Hierarchical Alignment Format
Other
164 stars 39 forks source link

hal2maf refgap problems #174

Open diekhans opened 4 years ago

diekhans commented 4 years ago

This is a ticket to collect information about the problems with hal2maf refgap not correctly orienting inserted sequences.

diekhans commented 4 years ago

joel
I think the best strategy is to document that the column iterator may not return columns in a "nice" order. Then the hal2maf code buffers columns until some "end" point is reached (reference segment end should be safe). Then stitch them into the proper order when emitting the block. It's just too hard to try to "fix" the order in the column iterator so that you can construct a valid maf block by appending columns together blindly

When nesting you have to do these crazy acrobatics, and need to consider whether you are traversing "up" or "down" and whether you're in + or - orientation, etc.

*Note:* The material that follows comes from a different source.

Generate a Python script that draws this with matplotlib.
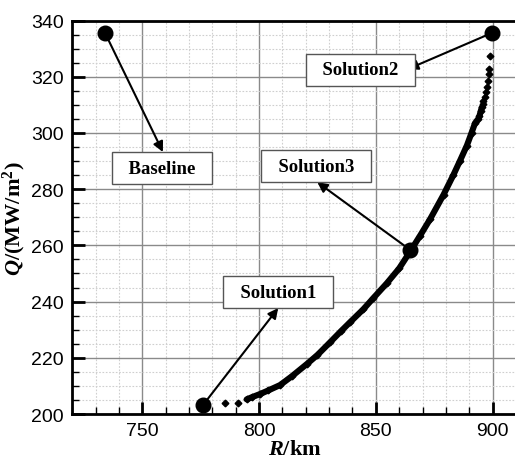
import matplotlib
matplotlib.use("Agg")
import matplotlib.pyplot as plt
from matplotlib.ticker import MultipleLocator

# ---- data ----
front_R = [785.4, 790.8, 794.7, 797.0, 800.4, 804.0, 809.0, 814.0, 820.5, 825.0,
           830.4, 835.0, 838.9, 844.7, 849.0, 854.7, 860.0, 864.7, 869.0, 873.3,
           879.0, 883.2, 886.0, 889.0, 891.0, 892.5, 893.9, 894.4, 895.0, 895.4,
           895.8, 896.1, 896.7, 897.1, 897.5, 898.0, 898.4, 898.4, 899.0]
front_Q = [203.9, 203.9, 205.2, 206.0, 207.1, 208.4, 210.3, 213.4, 217.8, 221.0,
           225.5, 229.4, 232.6, 237.3, 241.3, 246.5, 251.8, 257.8, 263.5, 269.4,
           278.0, 285.0, 290.0, 295.5, 300.0, 303.5, 305.0, 306.1, 307.9, 309.1,
           310.3, 311.5, 312.7, 314.5, 316.2, 318.6, 321.0, 322.7, 327.5]

labels = ["Baseline", "Solution2", "Solution3", "Solution1"]
sol_R = [734.0, 899.8, 864.7, 776.0]
sol_Q = [335.6, 335.6, 258.4, 203.2]
box_R = [758.4, 843.3, 824.4, 808.1]
box_Q = [287.5, 322.4, 288.2, 243.4]
tip_R = [758.8, 863.7, 824.9, 808.2]
tip_Q = [293.2, 322.7, 282.5, 237.7]

plt.rcParams['mathtext.fontset'] = 'custom'
plt.rcParams['mathtext.rm'] = 'Liberation Serif:bold'
plt.rcParams['mathtext.it'] = 'Liberation Serif:bold:italic'
plt.rcParams['mathtext.bf'] = 'Liberation Serif:bold'

fig = plt.figure(figsize=(5.15, 4.6), dpi=100)
ax = fig.add_axes([72.3/515, 45/460, 445/515, 393.5/460])

ax.set_xlim(720, 910.6)
ax.set_ylim(200, 340)

ax.xaxis.set_major_locator(MultipleLocator(50))
ax.xaxis.set_minor_locator(MultipleLocator(10))
ax.yaxis.set_major_locator(MultipleLocator(20))
ax.yaxis.set_minor_locator(MultipleLocator(5))

ax.grid(which='major', color='#8a8a8a', lw=1.0, ls='-')
ax.grid(which='minor', color='#cfcfcf', lw=0.8, ls=(0, (1.5, 1.5)))
ax.set_axisbelow(True)

ax.tick_params(which='major', direction='in', length=9, width=2, top=False, right=False,
               labelsize=14, pad=6)
ax.tick_params(which='minor', direction='in', length=5, width=1, top=False, right=False)
for lab in ax.get_xticklabels() + ax.get_yticklabels():
    lab.set_family('Liberation Sans')
for s in ax.spines.values():
    s.set_linewidth(2)
    s.set_color('black')

# Pareto front
ax.plot(front_R[2:30], front_Q[2:30], color='black', lw=4.4, solid_capstyle='round', zorder=3)
ax.plot(front_R, front_Q, ls='none', marker='D', ms=3.4, color='black', zorder=3)

# Solutions
ax.plot(sol_R, sol_Q, ls='none', marker='o', ms=10.5, color='black', zorder=4, clip_on=False)

for lab, sr, sq, br, bq, tr, tq in zip(labels, sol_R, sol_Q, box_R, box_Q, tip_R, tip_Q):
    ax.annotate('', xy=(tr, tq), xytext=(sr, sq),
                arrowprops=dict(arrowstyle='-|>', color='black', lw=1.5,
                                mutation_scale=15, shrinkA=0, shrinkB=0),
                zorder=5)
    ax.text(br, bq, '  ' + lab + '  ', ha='center', va='center', fontsize=13.5,
            family='Liberation Serif', weight='bold', zorder=6,
            bbox=dict(boxstyle='square,pad=0.38', fc='white', ec='#555555', lw=1.0))

ax.set_xlabel(r'$\mathit{R}$/km', fontsize=16, labelpad=0,
              family='Liberation Serif', weight='bold')
ax.set_ylabel(r'$\mathit{Q}$/(MW/m$^{2}$)', fontsize=16, labelpad=2,
              family='Liberation Serif', weight='bold')

fig.savefig('out.png', dpi=100)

The columns are all correct, just emitted at weird

benedictpaten I think that's right @joel, of course one could implement a buffered iterator that works on top of the basic iterator that does what you say? It depends where you want to put the logic joel Ah yeah, that's a good point, it could just be an extra layer and not MAF-specific

glennhickey Haven't been following too closely, but like the idea of a buffered iterator. Especially as it would simplify mulithreading (provided a back end that supports it, of course).